My college work was limited to applied mathematics, but in recent years I have developed some familiarity with metric spaces, topology, and analysis. (I previously reviewed Metric Spaces by Victor Bryant and Introduction to Topology by Bert Mendelson.)

Throughout his text Rosenlicht emphasizes how the same idea or theorem can be formulated in various ways. I found his approach to be quite helpful in clarifying more abstract representations of key ideas.

The first two chapters review set theory and the real number system and should be familiar to many readers. However, Chapter 3 (Metric Spaces) and 4 (Continuous Functions) are critical and will require substantially more effort. My pace slowed dramatically.

For the reader new to metric spaces, Chapter 3 will likely be challenging, although metric space concepts are not really that difficult, just unfamiliar.

Rosenlicht demonstrates how statements concerning the open subsets of a metric space can be translated into statements concerning closed subsets, or alternatively into ones concerning sequences of points and their limits.

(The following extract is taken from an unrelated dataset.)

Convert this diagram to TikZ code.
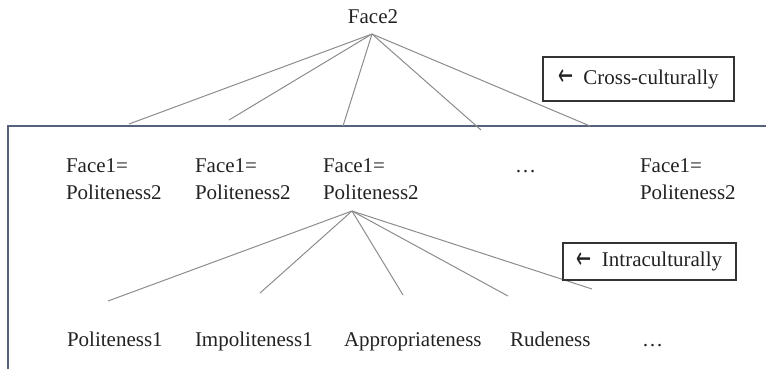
\documentclass[tikz,border=0pt]{standalone}
\usepackage{fontspec}
\setmainfont{Liberation Serif}
\newfontfamily\arrowfont{DejaVu Sans}
\definecolor{txt}{HTML}{222222}
\definecolor{ln}{HTML}{8C8C8C}
\definecolor{frame}{HTML}{56627A}
\definecolor{lbox}{HTML}{333333}
\newcommand{\larr}{\raisebox{-1.5pt}{\scalebox{0.9}[1.5]{\arrowfont\fontsize{20}{22}\selectfont ←}}}
\begin{document}
\begin{tikzpicture}[x=1pt,y=-1pt,
  lbl/.style={inner sep=0pt,outer sep=0pt,text=txt,font=\fontsize{21}{28}\selectfont},
  branch/.style={draw=ln,line width=1pt},
  tagbox/.style={draw=lbox,line width=1.2pt,inner sep=0pt,text=txt,font=\fontsize{21}{28}\selectfont,anchor=center}
]
\useasboundingbox (0,0) rectangle (766,368);
% big frame (open to right and bottom)
\draw[frame,line width=1.3pt] (8,370) -- (8,126) -- (768,126);

% top node
\node[lbl,anchor=base] (face2) at (373,23) {Face2};
\coordinate (a1) at (372,34);

% first row
\node[lbl,anchor=base west] (f1a) at (66,172) {Face1=};
\node[lbl,anchor=base west] (p2a) at (66,199) {Politeness2};
\node[lbl,anchor=base west] (f1b) at (195,172) {Face1=};
\node[lbl,anchor=base west] (p2b) at (195,199) {Politeness2};
\node[lbl,anchor=base west] (f1c) at (323,172) {Face1=};
\node[lbl,anchor=base west] (p2c) at (323,199) {Politeness2};
\node[lbl,anchor=base west] (dots1) at (515,172) {…};
\node[lbl,anchor=base west] (f1e) at (640,172) {Face1=};
\node[lbl,anchor=base west] (p2e) at (640,199) {Politeness2};

% branch ends at the frame
\coordinate (e1) at (129,124);
\coordinate (e2) at (229,120);
\coordinate (e3) at (343,126);
\coordinate (e4) at (481,130);
\coordinate (e5) at (590,126);
\foreach \e in {e1,e2,e3,e4,e5} \draw[branch] (a1) -- (\e);

% second row
\node[lbl,anchor=base west] (pol1) at (67,346) {Politeness1};
\node[lbl,anchor=base west] (imp1) at (195,346) {Impoliteness1};
\node[lbl,anchor=base west] (appr) at (344,346) {Appropriateness};
\node[lbl,anchor=base west] (rude) at (510,346) {Rudeness};
\node[lbl,anchor=base west] (dots2) at (642,346) {…};

\coordinate (a2) at (352,211);
\coordinate (g1) at (108,301);
\coordinate (g2) at (260,293);
\coordinate (g3) at (403,295);
\coordinate (g4) at (508,296);
\coordinate (g5) at (592,289);
\foreach \g in {g1,g2,g3,g4,g5} \draw[branch] (a2) -- (\g);

% labels
\node[tagbox,minimum width=191pt,minimum height=44pt] (cross) at (638.5,79) {\larr\hspace{10pt}Cross-culturally};
\node[tagbox,minimum width=173pt,minimum height=37pt] (intra) at (649.5,261.5) {\larr\hspace{10pt}Intraculturally};
\end{tikzpicture}
\end{document}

Rosenlicht closes Chapter 3 with definitions and discussions of Cauchy sequences, completeness, compactness, and connectedness.

Rosenlicht begins Chapter 4 by illustrating that the familiar epsilon-delta definition of continuity of functions can be reformulated using the metric space open ball concept, or by using open subsets in metric spaces. He further explores the interdependence of theorems about continuity, limits, and convergent sequences. Chapter 4 concludes with discussions on continuous functions on a compact metric space and on continuous sequences of functions (analogous to sequences of points).

In chapters 5 (Differentiation) and 6 (Riemann Integration) we discuss the fundamental ideas of calculus using concepts and theorems introduced in the previous chapters. At this point I revisited a favorite calculus book by Salas, Hille, and Etgen. I was pleased to find that a had a much better understanding of topics that had previously been somewhat nebulous. Rosenlicht was indeed helping me.

Nonetheless, I had substantial difficulty with the longer and more complex proofs common in the remaining 100 pages, chapters titled Interchange of Limit Operations, the Method of Successive Approximations, Partial Differentiation, and Multiple Integrals. I again visited other textbooks, but this time looking for help with topics like power series, the fixed point theorem, and the implicit function theorem. Although familiar with partial differentiation and multiple integration, I only skimmed the final chapters. I hope to return to Rosenlicht later after exploring another text on analysis.

I do recommend Introduction to Analysis, especially for students looking for a review of analysis. This Dover reprint is a good buy, even if like me, you find the later chapters to be rather difficult.

Rating: 5 stars
Summary: still one of the best
Review: The book was written in 1960s, and is still one of the best. The presentation is exceptionally clear; treatment of metric spaces and elementary topology is superb. Plenty of counterexamples and good (doable) exercises (some with useful hints). The print is a bit small, but you'll get used to it. Worth every penny. More math texts should be as short, inexpensive and good as this one. Highly recommended.